"""

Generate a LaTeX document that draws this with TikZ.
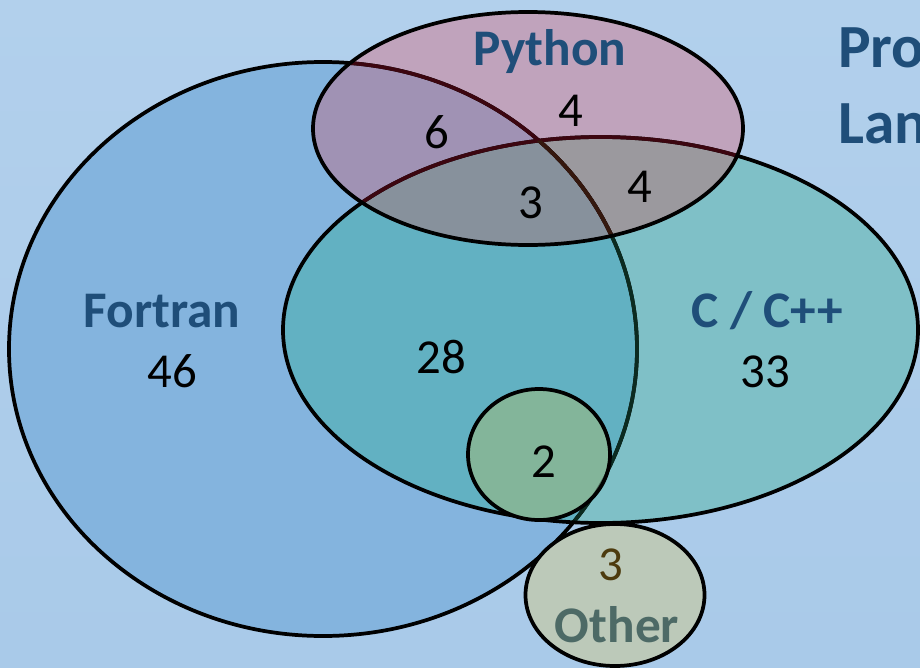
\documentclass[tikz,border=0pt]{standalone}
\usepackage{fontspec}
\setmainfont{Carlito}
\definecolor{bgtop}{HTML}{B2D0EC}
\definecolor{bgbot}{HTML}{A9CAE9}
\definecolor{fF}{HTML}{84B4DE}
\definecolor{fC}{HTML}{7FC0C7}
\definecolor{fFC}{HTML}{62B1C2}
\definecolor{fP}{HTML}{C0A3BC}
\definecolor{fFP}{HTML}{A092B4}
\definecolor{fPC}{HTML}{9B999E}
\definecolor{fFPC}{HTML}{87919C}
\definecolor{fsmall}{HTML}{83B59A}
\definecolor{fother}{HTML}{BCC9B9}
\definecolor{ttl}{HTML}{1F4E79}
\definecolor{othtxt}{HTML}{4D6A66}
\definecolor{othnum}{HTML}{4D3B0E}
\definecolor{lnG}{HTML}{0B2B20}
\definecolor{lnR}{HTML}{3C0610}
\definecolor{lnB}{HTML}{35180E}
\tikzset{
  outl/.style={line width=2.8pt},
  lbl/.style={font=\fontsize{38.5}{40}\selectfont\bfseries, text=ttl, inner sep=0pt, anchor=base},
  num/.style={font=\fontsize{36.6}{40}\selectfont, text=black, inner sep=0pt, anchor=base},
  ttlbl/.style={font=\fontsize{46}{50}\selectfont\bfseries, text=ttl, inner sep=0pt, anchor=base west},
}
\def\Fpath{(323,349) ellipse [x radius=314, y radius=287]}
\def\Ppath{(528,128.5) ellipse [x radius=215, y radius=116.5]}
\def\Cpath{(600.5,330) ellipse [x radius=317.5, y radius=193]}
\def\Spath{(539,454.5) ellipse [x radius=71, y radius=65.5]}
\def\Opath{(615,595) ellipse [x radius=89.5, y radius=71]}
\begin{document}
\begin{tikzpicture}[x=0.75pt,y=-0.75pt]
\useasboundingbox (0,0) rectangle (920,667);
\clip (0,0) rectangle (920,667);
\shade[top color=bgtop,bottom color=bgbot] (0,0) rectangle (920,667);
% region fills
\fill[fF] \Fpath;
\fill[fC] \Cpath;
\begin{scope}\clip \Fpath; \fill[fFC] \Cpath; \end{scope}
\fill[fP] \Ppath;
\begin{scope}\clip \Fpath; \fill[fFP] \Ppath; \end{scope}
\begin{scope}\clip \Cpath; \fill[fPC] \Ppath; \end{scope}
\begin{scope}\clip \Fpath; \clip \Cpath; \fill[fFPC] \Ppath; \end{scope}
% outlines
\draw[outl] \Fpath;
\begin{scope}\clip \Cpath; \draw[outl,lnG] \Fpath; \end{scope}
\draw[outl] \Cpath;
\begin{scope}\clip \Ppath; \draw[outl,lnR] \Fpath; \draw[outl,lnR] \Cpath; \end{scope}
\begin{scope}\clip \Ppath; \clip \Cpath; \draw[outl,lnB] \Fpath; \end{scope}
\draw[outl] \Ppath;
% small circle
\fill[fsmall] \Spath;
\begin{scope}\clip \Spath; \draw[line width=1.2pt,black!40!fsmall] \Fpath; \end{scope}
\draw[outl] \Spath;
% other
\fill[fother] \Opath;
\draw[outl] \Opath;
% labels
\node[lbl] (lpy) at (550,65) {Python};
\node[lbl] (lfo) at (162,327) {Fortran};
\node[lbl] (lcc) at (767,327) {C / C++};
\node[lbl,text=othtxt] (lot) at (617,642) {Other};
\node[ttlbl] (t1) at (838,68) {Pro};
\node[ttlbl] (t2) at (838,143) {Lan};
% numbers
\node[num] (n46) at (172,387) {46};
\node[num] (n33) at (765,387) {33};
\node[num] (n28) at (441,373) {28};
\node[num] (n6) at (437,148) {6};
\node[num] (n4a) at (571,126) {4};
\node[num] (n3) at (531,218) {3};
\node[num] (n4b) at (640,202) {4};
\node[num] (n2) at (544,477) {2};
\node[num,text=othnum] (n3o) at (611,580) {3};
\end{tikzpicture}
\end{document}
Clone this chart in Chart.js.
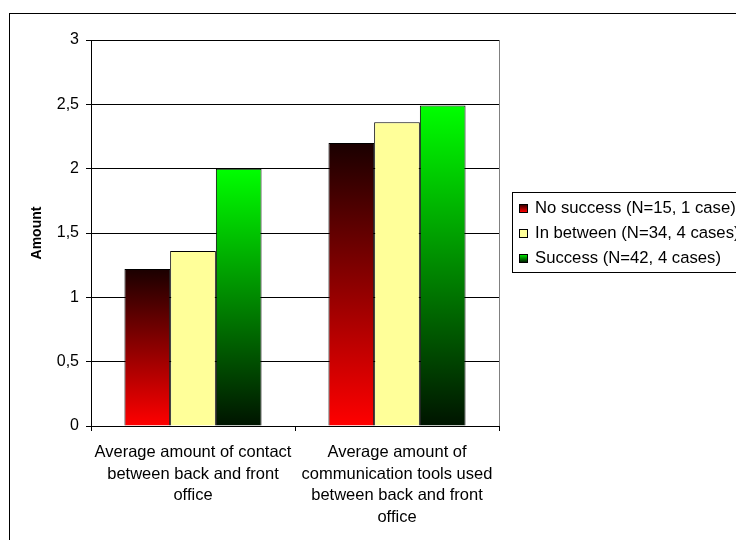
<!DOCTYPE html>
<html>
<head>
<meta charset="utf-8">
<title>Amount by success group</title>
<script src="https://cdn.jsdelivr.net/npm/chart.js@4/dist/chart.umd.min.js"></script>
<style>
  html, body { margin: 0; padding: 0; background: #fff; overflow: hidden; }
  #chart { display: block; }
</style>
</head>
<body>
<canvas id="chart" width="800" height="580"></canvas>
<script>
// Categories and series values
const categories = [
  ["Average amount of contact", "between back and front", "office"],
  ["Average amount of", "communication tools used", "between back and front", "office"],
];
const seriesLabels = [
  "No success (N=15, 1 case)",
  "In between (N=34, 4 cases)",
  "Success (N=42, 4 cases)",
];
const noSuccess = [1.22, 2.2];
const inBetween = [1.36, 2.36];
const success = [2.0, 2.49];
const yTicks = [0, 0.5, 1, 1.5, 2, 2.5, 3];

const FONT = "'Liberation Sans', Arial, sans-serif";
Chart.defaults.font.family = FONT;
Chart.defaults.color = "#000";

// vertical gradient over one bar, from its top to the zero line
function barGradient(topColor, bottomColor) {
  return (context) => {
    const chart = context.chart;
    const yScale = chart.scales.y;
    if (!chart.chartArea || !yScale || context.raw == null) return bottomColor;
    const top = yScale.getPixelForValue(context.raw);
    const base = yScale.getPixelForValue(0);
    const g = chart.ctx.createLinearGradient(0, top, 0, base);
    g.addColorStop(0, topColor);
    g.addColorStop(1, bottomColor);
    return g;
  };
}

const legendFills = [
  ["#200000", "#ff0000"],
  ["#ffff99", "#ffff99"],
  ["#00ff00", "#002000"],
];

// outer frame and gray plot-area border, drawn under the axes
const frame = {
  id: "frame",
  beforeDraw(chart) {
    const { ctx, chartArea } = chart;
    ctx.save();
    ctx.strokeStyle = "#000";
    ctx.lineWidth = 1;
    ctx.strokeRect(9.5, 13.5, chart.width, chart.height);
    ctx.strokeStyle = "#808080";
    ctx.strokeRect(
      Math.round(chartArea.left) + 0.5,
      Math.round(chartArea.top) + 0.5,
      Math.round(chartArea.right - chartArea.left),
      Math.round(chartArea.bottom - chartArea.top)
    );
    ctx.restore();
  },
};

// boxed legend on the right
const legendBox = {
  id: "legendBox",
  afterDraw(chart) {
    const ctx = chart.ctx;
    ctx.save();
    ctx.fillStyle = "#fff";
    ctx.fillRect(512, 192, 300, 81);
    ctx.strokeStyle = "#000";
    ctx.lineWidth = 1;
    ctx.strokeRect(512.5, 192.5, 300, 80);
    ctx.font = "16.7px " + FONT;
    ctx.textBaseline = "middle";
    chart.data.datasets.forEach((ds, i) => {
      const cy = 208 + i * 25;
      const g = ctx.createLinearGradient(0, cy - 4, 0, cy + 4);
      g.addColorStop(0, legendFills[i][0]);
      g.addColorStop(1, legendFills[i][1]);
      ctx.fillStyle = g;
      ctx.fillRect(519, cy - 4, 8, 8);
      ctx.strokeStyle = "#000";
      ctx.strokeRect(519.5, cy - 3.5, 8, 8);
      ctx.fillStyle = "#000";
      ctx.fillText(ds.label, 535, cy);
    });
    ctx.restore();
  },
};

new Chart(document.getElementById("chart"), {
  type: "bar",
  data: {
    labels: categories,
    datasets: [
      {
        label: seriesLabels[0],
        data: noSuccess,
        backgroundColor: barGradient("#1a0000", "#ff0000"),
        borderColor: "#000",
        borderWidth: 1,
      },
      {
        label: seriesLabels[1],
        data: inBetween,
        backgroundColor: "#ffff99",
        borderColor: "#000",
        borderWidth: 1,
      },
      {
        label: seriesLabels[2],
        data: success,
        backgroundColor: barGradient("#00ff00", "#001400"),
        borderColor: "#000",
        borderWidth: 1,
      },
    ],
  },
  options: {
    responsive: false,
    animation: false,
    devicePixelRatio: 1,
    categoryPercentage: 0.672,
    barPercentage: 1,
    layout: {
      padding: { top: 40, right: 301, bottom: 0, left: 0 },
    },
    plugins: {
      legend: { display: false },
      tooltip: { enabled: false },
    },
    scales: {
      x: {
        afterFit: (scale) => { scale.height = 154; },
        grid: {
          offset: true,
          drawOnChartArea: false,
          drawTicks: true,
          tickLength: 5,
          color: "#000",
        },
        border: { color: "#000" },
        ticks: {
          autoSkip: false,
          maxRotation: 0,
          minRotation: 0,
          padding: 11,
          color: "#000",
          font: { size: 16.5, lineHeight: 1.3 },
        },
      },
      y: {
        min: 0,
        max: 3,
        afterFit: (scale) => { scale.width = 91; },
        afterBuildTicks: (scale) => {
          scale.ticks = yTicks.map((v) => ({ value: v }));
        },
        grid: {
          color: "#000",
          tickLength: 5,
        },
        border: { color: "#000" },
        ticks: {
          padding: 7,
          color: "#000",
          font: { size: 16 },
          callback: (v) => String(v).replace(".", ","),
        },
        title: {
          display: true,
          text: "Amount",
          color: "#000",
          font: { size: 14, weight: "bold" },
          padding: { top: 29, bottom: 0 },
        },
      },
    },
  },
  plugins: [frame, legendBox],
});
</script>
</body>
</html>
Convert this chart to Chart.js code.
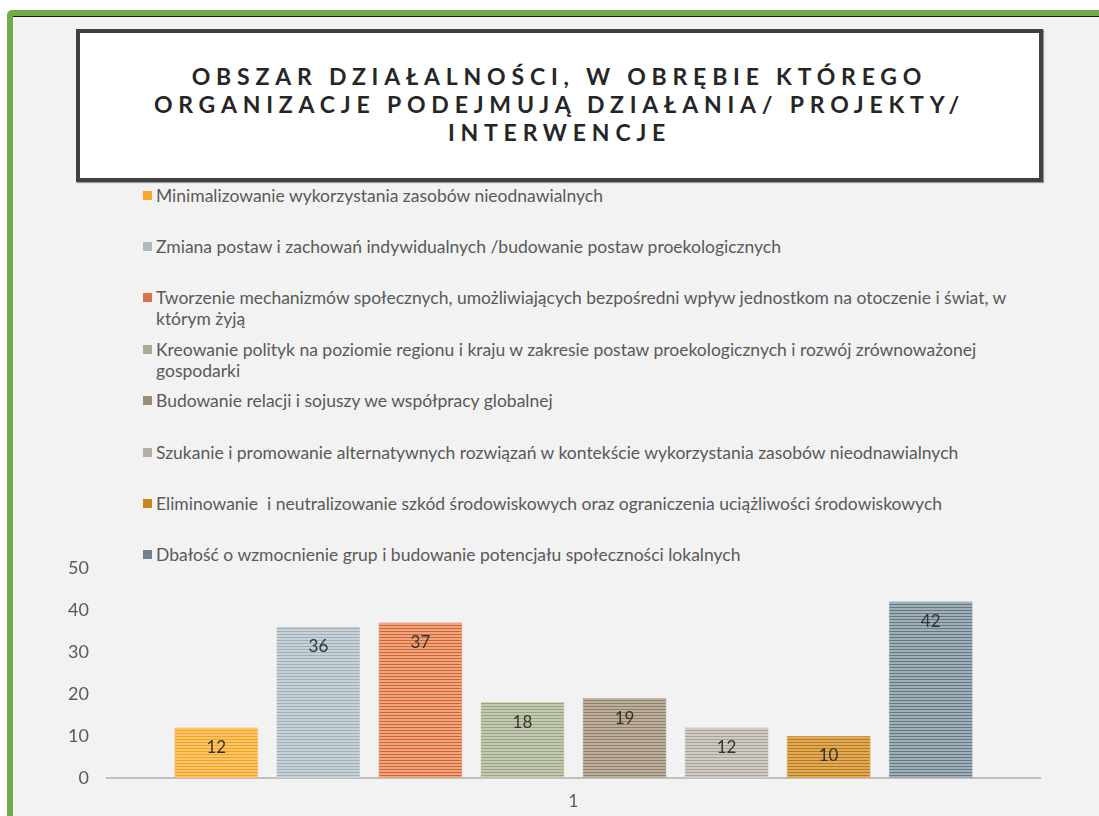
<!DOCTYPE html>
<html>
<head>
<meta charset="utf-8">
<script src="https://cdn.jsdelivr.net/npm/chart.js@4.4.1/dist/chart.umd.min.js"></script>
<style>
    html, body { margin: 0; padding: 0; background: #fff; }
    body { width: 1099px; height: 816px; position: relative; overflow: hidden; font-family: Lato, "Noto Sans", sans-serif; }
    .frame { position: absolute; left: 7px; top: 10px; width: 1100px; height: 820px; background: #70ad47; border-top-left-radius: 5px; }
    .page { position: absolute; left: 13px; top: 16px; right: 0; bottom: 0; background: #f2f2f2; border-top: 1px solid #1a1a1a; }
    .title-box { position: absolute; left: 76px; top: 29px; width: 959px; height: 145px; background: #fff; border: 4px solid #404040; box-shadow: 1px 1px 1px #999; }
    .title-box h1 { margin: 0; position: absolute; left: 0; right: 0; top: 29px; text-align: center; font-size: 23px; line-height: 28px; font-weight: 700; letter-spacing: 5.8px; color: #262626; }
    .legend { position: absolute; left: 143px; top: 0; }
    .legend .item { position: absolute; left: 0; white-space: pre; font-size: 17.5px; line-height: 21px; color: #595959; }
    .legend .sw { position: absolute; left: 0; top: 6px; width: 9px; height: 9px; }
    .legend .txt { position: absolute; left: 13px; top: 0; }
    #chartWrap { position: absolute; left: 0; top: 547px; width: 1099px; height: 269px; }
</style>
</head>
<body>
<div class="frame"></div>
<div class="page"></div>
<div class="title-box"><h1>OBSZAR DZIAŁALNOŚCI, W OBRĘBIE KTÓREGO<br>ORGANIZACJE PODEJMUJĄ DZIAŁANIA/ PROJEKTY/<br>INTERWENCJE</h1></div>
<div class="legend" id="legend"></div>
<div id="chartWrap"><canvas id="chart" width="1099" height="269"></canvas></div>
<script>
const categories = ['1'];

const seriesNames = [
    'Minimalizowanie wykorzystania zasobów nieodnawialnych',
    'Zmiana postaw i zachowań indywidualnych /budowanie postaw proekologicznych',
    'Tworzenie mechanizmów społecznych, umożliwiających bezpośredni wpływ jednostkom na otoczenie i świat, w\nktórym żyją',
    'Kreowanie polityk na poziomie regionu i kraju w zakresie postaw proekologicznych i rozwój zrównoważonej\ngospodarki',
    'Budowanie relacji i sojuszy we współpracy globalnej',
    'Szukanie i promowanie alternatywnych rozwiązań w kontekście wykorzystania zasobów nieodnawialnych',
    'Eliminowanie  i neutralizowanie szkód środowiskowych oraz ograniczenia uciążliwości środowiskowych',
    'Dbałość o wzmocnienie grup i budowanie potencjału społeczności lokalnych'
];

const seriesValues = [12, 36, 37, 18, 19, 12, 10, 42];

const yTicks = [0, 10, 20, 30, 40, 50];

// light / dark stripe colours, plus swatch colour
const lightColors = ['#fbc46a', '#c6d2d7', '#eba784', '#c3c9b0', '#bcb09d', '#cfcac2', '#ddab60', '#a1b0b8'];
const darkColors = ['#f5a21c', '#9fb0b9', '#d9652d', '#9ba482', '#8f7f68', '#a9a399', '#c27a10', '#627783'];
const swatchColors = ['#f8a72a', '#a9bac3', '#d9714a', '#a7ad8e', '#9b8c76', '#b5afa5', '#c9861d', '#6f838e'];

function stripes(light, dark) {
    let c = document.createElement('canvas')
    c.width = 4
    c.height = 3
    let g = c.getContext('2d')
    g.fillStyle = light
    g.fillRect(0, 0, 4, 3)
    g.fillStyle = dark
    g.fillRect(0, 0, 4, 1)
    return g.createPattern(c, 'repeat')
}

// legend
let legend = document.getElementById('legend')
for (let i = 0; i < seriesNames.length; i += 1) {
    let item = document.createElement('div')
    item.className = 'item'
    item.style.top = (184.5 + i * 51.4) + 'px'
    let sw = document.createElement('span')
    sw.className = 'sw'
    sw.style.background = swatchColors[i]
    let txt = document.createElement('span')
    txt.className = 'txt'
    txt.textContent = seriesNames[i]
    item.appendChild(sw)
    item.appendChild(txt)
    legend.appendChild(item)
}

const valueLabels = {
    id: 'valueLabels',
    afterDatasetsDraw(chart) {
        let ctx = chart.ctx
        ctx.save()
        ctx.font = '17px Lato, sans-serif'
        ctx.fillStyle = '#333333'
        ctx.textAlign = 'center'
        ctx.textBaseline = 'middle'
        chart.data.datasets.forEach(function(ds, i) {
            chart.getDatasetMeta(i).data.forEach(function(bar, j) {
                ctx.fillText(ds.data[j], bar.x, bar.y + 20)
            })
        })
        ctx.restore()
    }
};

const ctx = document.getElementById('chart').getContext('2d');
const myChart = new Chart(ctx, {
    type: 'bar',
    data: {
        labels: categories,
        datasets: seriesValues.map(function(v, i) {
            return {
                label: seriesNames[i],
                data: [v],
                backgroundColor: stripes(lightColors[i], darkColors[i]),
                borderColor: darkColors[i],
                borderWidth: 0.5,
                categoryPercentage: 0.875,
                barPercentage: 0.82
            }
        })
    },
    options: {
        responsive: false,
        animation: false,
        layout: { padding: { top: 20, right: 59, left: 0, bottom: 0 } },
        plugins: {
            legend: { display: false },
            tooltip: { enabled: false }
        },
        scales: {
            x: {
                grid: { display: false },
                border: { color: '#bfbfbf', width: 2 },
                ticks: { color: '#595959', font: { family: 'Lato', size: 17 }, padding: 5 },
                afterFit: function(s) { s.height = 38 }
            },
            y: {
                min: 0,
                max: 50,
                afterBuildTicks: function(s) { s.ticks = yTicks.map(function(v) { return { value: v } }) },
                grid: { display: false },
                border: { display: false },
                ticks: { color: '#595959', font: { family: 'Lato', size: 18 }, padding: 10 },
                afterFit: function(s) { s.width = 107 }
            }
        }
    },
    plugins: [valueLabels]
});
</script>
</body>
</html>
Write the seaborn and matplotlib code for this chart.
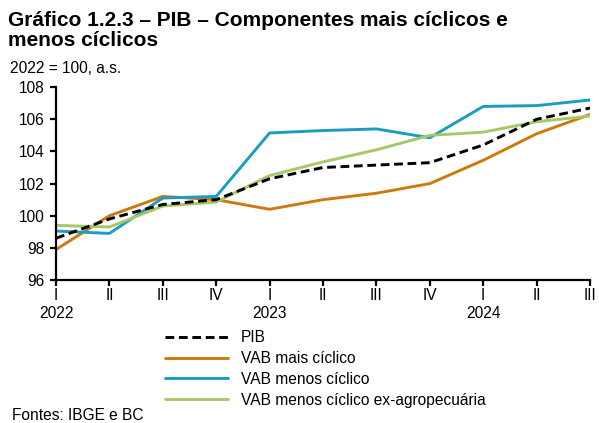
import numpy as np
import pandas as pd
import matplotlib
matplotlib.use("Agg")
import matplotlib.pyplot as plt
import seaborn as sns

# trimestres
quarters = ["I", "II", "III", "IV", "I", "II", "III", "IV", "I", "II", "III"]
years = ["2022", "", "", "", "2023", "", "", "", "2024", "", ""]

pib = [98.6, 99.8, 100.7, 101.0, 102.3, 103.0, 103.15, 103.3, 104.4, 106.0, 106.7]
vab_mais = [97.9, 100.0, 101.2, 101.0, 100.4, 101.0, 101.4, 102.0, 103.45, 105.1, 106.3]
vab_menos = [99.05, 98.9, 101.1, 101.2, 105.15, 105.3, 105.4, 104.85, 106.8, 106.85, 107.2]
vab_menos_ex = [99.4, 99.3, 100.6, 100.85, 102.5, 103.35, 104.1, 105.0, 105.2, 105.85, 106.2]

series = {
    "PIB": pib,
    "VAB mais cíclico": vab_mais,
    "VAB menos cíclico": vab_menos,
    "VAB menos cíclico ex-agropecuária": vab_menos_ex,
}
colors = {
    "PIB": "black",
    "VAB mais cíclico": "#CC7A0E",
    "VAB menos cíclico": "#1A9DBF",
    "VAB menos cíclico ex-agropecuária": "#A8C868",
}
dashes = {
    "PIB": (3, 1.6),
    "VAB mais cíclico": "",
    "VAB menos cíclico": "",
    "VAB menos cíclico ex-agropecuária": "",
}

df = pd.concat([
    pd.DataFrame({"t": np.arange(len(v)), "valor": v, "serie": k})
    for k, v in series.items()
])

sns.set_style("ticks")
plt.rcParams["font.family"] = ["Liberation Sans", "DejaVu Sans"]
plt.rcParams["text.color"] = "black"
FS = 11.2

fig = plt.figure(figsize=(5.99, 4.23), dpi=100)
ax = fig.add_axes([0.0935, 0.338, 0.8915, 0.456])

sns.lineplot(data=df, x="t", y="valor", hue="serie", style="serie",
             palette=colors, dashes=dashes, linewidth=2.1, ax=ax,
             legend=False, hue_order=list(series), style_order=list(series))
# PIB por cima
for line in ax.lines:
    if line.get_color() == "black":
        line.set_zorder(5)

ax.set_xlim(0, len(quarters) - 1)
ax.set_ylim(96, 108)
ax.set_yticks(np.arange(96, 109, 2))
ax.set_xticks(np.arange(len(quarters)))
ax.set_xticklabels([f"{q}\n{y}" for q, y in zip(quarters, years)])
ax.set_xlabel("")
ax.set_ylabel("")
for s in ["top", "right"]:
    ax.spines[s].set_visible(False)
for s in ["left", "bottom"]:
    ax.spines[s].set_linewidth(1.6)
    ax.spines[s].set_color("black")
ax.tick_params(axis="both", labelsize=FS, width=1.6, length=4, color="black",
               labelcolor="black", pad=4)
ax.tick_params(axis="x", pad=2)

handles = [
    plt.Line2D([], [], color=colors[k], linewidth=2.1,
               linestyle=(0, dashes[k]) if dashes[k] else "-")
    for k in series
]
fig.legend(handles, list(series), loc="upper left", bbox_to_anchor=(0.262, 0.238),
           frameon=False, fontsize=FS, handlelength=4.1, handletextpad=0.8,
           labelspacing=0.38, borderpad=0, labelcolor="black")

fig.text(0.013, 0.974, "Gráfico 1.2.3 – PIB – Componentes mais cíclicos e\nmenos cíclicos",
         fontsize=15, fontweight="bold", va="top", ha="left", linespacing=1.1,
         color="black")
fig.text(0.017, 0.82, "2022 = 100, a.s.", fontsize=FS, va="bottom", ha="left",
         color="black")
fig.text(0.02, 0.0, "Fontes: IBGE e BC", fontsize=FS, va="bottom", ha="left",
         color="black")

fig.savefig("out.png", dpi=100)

"""

Set exercise:
Working from the entries above, reproduce exactly and only the lines beginning with the line that has "Write the seaborn" and ending with the line that has "line.set_zorder(5)"; omit all pictures.

Final result:
Write the seaborn and matplotlib code for this chart.
import numpy as np
import pandas as pd
import matplotlib
matplotlib.use("Agg")
import matplotlib.pyplot as plt
import seaborn as sns

# trimestres
quarters = ["I", "II", "III", "IV", "I", "II", "III", "IV", "I", "II", "III"]
years = ["2022", "", "", "", "2023", "", "", "", "2024", "", ""]

pib = [98.6, 99.8, 100.7, 101.0, 102.3, 103.0, 103.15, 103.3, 104.4, 106.0, 106.7]
vab_mais = [97.9, 100.0, 101.2, 101.0, 100.4, 101.0, 101.4, 102.0, 103.45, 105.1, 106.3]
vab_menos = [99.05, 98.9, 101.1, 101.2, 105.15, 105.3, 105.4, 104.85, 106.8, 106.85, 107.2]
vab_menos_ex = [99.4, 99.3, 100.6, 100.85, 102.5, 103.35, 104.1, 105.0, 105.2, 105.85, 106.2]

series = {
    "PIB": pib,
    "VAB mais cíclico": vab_mais,
    "VAB menos cíclico": vab_menos,
    "VAB menos cíclico ex-agropecuária": vab_menos_ex,
}
colors = {
    "PIB": "black",
    "VAB mais cíclico": "#CC7A0E",
    "VAB menos cíclico": "#1A9DBF",
    "VAB menos cíclico ex-agropecuária": "#A8C868",
}
dashes = {
    "PIB": (3, 1.6),
    "VAB mais cíclico": "",
    "VAB menos cíclico": "",
    "VAB menos cíclico ex-agropecuária": "",
}

df = pd.concat([
    pd.DataFrame({"t": np.arange(len(v)), "valor": v, "serie": k})
    for k, v in series.items()
])

sns.set_style("ticks")
plt.rcParams["font.family"] = ["Liberation Sans", "DejaVu Sans"]
plt.rcParams["text.color"] = "black"
FS = 11.2

fig = plt.figure(figsize=(5.99, 4.23), dpi=100)
ax = fig.add_axes([0.0935, 0.338, 0.8915, 0.456])

sns.lineplot(data=df, x="t", y="valor", hue="serie", style="serie",
             palette=colors, dashes=dashes, linewidth=2.1, ax=ax,
             legend=False, hue_order=list(series), style_order=list(series))
# PIB por cima
for line in ax.lines:
    if line.get_color() == "black":
        line.set_zorder(5)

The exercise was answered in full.